The Dreamer’s Resonance

When this myth stirs in the modern dreamer, it announces a profound somatic and psychological process of decomposition. Dreams become landscapes of decay: teeth falling out, houses crumbling, beloved objects lost in flood or mud. There is often a visceral sense of being buried, trapped, or dissolving. One may dream of rotting food, forgotten basements, or being covered in black oil or earth.

These are not nightmares of external threat, but somatic portraits of an internal, alchemical event. The psyche is engaging in its own Putrefactio. The dreamer may feel a pervasive depression, ennui, or a sense that everything they have built feels meaningless—the “dark night of the soul.” This is the somatic signature of the old King dissolving. The body itself may feel heavy, sluggish, or “stuck,” mirroring the psychic inertia. The process feels like a death because it is one. The dreamer is living in the cellar, and the conscious mind, terrified, interprets it only as loss.

Dream manifestation

Alchemical Translation

For the modern individual, the myth of Putrefactio models the non-negotiable law of psychic transmutation: you cannot become who you are meant to be without ceasing to be who you have been. Our culture pathologizes this stage, calling it burnout, depression, or a crisis. Alchemy sanctifies it as the felix nigredo, the fortunate blackness.

The struggle is the ego’s resistance to its own necessary death. The triumph is the surrender—allowing oneself to be sealed in the dark, to stop striving, to let the mycelial threads of the unconscious do their slow, invisible work. This is the alchemy of the orphan archetype: to willingly become bereft of former supports and identities.

The goal is not to escape the black earth, but to learn its language, to discover that in the very center of dissolution lies the indestructible, germinal point of a new consciousness.

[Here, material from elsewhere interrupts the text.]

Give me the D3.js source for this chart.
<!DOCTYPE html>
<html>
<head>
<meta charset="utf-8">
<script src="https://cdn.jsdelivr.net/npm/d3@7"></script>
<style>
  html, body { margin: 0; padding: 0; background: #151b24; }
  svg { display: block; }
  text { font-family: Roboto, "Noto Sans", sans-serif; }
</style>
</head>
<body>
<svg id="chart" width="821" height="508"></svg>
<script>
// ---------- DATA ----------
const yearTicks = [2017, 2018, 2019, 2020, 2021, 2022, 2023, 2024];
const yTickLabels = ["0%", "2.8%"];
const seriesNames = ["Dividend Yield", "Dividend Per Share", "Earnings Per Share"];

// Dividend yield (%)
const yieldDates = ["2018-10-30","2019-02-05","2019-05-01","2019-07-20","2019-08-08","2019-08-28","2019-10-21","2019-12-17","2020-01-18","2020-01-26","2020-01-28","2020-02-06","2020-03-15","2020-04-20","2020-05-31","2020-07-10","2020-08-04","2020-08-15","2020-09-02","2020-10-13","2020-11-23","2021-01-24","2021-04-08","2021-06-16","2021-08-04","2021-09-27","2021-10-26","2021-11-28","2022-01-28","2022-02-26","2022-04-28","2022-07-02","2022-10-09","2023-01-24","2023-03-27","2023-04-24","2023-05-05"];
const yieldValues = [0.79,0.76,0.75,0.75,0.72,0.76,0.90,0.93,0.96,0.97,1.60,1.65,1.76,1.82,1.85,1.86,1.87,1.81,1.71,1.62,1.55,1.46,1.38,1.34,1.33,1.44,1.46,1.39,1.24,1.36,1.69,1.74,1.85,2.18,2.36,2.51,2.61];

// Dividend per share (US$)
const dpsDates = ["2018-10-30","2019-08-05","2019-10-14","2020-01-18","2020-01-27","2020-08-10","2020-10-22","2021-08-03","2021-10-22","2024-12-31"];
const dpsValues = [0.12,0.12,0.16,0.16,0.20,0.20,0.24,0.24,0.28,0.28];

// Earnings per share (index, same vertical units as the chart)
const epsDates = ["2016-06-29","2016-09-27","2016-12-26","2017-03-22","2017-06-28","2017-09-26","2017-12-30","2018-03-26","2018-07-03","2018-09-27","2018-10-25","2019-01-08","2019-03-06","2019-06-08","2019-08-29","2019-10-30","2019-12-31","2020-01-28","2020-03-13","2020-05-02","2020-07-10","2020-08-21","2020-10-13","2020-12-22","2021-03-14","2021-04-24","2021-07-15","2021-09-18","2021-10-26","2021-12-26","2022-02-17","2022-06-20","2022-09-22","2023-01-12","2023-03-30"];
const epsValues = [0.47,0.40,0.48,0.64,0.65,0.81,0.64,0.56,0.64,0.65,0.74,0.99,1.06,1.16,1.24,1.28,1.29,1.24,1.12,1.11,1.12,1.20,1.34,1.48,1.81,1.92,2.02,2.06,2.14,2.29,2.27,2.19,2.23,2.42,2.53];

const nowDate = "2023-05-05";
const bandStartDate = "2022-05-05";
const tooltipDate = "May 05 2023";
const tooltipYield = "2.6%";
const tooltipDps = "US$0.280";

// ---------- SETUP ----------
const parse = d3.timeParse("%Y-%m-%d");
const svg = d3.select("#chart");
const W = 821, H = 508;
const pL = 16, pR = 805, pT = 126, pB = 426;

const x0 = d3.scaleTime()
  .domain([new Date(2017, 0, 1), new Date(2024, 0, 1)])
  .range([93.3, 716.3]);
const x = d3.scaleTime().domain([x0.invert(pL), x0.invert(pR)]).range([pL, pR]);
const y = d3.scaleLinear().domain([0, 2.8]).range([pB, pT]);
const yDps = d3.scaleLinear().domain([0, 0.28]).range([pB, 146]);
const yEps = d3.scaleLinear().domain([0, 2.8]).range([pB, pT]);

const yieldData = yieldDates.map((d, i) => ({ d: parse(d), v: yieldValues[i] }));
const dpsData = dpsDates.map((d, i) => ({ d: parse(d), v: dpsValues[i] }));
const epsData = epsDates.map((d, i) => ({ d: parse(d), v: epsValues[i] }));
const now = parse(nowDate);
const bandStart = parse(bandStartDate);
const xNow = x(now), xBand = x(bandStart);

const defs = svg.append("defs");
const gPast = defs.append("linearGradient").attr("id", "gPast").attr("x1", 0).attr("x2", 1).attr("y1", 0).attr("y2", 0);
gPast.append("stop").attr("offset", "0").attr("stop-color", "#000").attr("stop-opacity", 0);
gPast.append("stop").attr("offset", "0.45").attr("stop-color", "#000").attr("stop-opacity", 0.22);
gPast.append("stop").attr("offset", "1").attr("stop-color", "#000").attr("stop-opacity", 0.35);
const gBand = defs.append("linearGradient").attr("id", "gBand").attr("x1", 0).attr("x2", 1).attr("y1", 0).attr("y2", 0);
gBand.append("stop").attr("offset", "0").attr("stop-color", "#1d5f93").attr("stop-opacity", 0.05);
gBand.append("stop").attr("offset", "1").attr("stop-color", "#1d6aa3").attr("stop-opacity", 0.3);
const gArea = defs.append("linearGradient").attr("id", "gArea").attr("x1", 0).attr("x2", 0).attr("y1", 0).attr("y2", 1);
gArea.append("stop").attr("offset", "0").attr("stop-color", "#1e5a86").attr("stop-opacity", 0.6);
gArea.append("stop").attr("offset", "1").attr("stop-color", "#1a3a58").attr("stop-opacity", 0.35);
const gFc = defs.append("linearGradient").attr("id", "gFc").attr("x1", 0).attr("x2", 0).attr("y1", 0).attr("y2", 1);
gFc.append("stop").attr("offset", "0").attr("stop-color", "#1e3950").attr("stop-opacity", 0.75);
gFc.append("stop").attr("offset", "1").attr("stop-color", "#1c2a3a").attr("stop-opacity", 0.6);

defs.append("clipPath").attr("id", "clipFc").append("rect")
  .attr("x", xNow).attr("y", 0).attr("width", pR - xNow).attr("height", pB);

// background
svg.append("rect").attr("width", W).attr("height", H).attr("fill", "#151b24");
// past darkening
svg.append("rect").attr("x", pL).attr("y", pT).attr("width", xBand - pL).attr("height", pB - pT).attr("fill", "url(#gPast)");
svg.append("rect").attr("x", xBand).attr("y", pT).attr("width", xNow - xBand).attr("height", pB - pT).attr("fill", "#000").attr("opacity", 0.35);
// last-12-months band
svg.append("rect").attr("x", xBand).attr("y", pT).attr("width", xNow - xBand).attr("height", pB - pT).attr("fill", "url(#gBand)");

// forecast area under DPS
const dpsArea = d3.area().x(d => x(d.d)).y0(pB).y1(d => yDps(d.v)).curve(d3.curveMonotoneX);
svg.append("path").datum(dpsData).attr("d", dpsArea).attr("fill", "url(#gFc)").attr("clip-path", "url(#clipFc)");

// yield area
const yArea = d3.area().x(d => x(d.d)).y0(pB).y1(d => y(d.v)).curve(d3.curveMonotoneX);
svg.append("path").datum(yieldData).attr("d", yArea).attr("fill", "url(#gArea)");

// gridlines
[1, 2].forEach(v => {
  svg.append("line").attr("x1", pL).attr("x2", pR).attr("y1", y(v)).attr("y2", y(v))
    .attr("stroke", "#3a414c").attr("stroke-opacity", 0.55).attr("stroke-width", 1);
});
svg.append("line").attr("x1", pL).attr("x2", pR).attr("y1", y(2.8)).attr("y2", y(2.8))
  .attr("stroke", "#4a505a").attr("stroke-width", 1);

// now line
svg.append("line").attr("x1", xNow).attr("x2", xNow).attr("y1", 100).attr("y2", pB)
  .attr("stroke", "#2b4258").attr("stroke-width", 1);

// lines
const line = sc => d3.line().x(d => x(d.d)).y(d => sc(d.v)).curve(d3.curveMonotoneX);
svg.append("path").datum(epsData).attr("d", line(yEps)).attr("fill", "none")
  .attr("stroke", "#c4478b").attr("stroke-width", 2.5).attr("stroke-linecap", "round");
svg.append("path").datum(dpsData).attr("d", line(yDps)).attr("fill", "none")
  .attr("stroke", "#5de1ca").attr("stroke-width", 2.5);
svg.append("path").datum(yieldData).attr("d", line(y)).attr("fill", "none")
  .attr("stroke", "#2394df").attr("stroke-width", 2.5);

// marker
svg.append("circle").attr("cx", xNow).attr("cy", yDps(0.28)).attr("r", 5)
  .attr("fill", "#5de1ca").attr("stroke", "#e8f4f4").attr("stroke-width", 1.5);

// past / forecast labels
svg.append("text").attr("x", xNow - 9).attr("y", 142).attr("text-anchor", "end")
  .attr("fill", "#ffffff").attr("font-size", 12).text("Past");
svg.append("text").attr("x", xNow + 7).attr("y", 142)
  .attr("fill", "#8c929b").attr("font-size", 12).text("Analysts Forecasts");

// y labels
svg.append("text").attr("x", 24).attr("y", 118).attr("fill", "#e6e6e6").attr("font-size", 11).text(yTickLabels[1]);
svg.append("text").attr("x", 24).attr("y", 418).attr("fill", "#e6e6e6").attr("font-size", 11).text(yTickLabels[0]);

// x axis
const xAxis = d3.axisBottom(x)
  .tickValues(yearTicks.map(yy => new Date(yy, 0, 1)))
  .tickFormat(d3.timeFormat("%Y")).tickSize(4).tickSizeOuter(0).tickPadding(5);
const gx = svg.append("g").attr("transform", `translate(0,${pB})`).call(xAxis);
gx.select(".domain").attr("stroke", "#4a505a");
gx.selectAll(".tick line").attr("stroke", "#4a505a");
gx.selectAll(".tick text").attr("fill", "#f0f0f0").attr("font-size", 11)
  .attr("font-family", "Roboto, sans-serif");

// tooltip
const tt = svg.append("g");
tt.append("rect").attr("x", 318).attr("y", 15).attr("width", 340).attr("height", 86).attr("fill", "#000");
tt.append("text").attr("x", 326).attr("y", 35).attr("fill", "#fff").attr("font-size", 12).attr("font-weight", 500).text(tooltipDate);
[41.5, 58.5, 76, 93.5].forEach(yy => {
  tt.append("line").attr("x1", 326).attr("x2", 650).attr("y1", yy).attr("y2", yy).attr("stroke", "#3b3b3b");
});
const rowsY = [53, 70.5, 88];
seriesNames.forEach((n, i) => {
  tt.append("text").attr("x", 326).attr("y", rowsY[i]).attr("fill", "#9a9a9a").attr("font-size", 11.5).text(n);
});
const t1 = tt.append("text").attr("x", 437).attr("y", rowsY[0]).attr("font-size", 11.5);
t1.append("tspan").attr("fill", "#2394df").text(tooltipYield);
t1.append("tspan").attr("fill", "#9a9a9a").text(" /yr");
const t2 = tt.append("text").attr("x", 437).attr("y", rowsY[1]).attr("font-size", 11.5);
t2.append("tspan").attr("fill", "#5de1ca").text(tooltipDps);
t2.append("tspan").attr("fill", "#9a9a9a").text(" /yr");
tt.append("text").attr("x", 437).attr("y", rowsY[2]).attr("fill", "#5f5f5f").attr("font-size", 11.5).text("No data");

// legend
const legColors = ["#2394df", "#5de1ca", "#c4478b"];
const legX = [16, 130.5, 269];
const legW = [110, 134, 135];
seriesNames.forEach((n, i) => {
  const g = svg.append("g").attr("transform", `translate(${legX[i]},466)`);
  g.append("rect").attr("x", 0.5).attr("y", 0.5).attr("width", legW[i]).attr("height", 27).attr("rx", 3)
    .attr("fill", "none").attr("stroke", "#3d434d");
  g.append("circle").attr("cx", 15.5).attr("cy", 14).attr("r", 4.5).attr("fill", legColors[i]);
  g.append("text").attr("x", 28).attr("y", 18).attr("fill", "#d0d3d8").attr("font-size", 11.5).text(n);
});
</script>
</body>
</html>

The transmutation occurs in the waiting, in the tolerance of not-knowing, in the faith that the process itself is intelligent. The “pearl” that forms is the integrated self, born of both light and darkness, conscious and unconscious. It is a self that has metabolized its own decay and found its sovereignty not in ruling from above, but in being rooted in the deep, black earth of all being. To undergo Putrefactio is to understand that rebirth is not a sequel to death; it is death itself, seen from the other side.